8.5 x 11 x .5 inches, Transparencies and wood

This visual poem functions as both a window and a bound book. When the book is “closed,” it reads something like a traditional poem (left to right, top to bottom). The subject of this version of the poem is about looking at a family photograph. But by flipping the pages, lines directing the reader to examine the words in a different set of “steps” are made legible, and a new poem is recovered—this one about America’s history of violence and erasure.

Thought-Terminating Cliché

4.8 x 3.23 x 0.59 inches, Wood (Reclaimed Puzzle)

A thought-terminating cliché is a phrase used by someone to shut down dissent, investigation, or further discussion. Whether or not it is done instinctually, a phrase like “it is what it is,” or “that’s just my opinion” is a kind of conversation closer.

This is a sliding puzzle, a simple kind of combination puzzle (like a Rubik’s Cube).

It has a solution but I am much more interested in what is beneath/beside/beyond that solution.

White Flight

A close-up photo of a poetry objected called White Flight. Two 3x3 checker-patterned boards are connected at one corner. Most of the checkered squares have white pawns on them: black on one side and white on the other. A line of squares going down the center of the board have no pawns on them, and 4 of the 5 squares, have circles with words burned under them. The only one that is in focus is the word "good." Everything sits on a wooden table.

9 x 9 inches, Wood and reclaimed chess pieces

This is based on a puzzle by Rouse Ball’s Mathematical Recreations and Essays.
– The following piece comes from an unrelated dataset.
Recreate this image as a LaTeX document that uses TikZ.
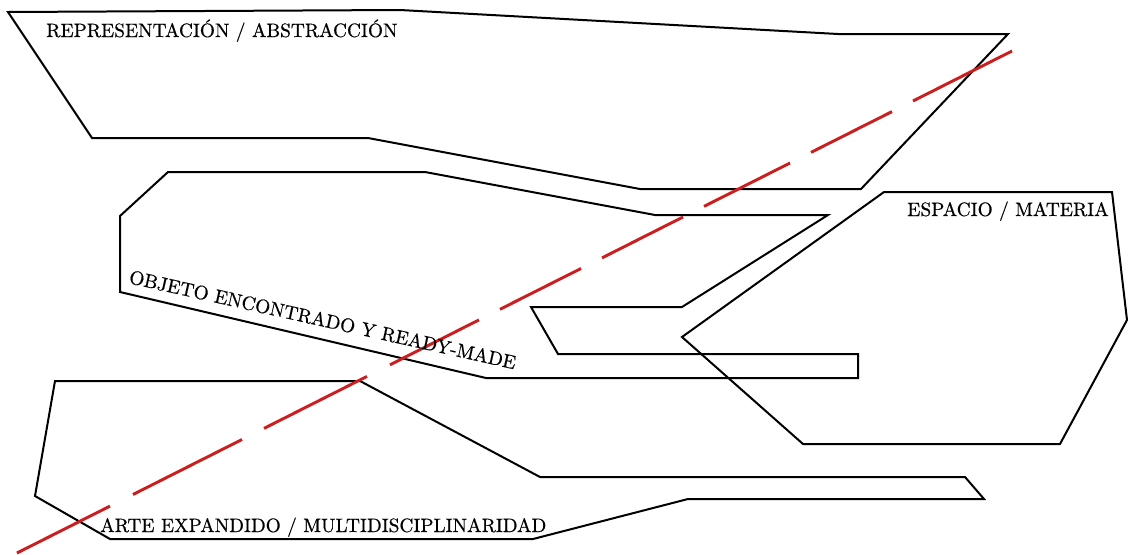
\documentclass[tikz,border=0pt]{standalone}
\usepackage{fontspec}
\newfontfamily\lblfont{lmroman10-regular.otf}[FakeBold=0.5]
\definecolor{redline}{RGB}{204,30,30}
\begin{document}
\begin{tikzpicture}[x=0.75pt,y=-0.75pt,
  outline/.style={draw=black, line width=1.5pt, line join=miter},
  reddash/.style={draw=redline, line width=2.2pt, line cap=butt},
  lbl/.style={font=\lblfont\fontsize{14.5}{17}\selectfont, inner sep=0pt, anchor=base west}]
\useasboundingbox (0,0) rectangle (1128,554);
% shapes
\draw[outline] (8,12) -- (400,10) -- (838,34) -- (1008,34) -- (861,189) -- (640,189) -- (368,138) -- (92,138) -- cycle;
\draw[outline] (120,216) -- (168,172) -- (425,172) -- (655,215) -- (828,215) -- (682,307) -- (531,307) -- (558,354) -- (858,354) -- (858,378) -- (486,378) -- (120,292) -- cycle;
\draw[outline] (884,192) -- (1112,192) -- (1127,320) -- (1060,444) -- (803,444) -- (682,337) -- cycle;
\draw[outline] (55,381) -- (360,381) -- (540,477) -- (965,477) -- (984,499) -- (688,499) -- (533,539) -- (110,539) -- (35,496) -- cycle;
% red dashed line
\draw[reddash] (17,553) -- (110,506.1);
\draw[reddash] (133,494.5) -- (242,439.5);
\draw[reddash] (264,428.4) -- (367,376.4);
\draw[reddash] (390,364.8) -- (479,319.9);
\draw[reddash] (500,309.3) -- (581,268.5);
\draw[reddash] (602,257.9) -- (683,217);
\draw[reddash] (704,206.4) -- (790,163);
\draw[reddash] (811,152.4) -- (892,111.6);
\draw[reddash] (913,101) -- (1012,51);
% labels
\node[lbl] (rep) at (46,37) {REPRESENTACIÓN / ABSTRACCIÓN};
\node[lbl] (esp) at (907,216) {ESPACIO / MATERIA};
\node[lbl] (arte) at (100,532) {ARTE EXPANDIDO / MULTIDISCIPLINARIDAD};
\node[lbl, rotate=-12.6] (obj) at (128,283) {OBJETO ENCONTRADO Y READY-MADE};
\end{tikzpicture}
\end{document}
The instructions are, essentially, as follows. Set up the board so the top left portion is filled with white pawns (8), and the bottom right with black pawns (8). A move consists of moving a piece horizontally or vertically into a space, or jumping over one adjacent piece into the space just beyond the jumped piece. No diagonal moves are allowed, nor is moving backward. The challenge is to exchange all the black pieces with all the white in the fewest possible moves.

It has a solution but I am much more interested in what is beneath/beside/beyond that solution.

Photography

A dark photo of an apartment. The left side of the photo shows the entrance to another room with a yellow painted wall and white light switches. The main room contains a very tall bookcase on the left, and a shorter one on the right, both filled with books. The right-most wall has hanging photos. The center of the room has a long dining table with plates, a puzzle, and other papers on it. At the far back of the room is a mirror, barely lit. Standing in the doorway to another room is a brown-skinned man, shirtless, looking at the camera.
A photo, taken from a high angle, of an old-fashioend torn beige settee sitting in the corner of the room. The floor is dirty black and white checkered linoleum. The white wall appears very short. The wall on the left has an exposed white painted pipe. From the top of the image coming down are the black diagonal beams of the rafters.
A very close-up photo of a brown skinned man's bearded chin, stubbled neck, and bare shoulder. In the background a white-lit window.
A photograph of a brown hand in triangular light. All else is in shadows too dark to see, besides a green leaf glowing at its edges on the left side of the photo.
A photograph of an orange, partially peeled. A diagonal line of light cuts behind, and partially over the orange, causing the flesh to seem to glow. In the light, out of focus, are the remaining peels. The shadows above and below the orange make it too dark to make anything else out.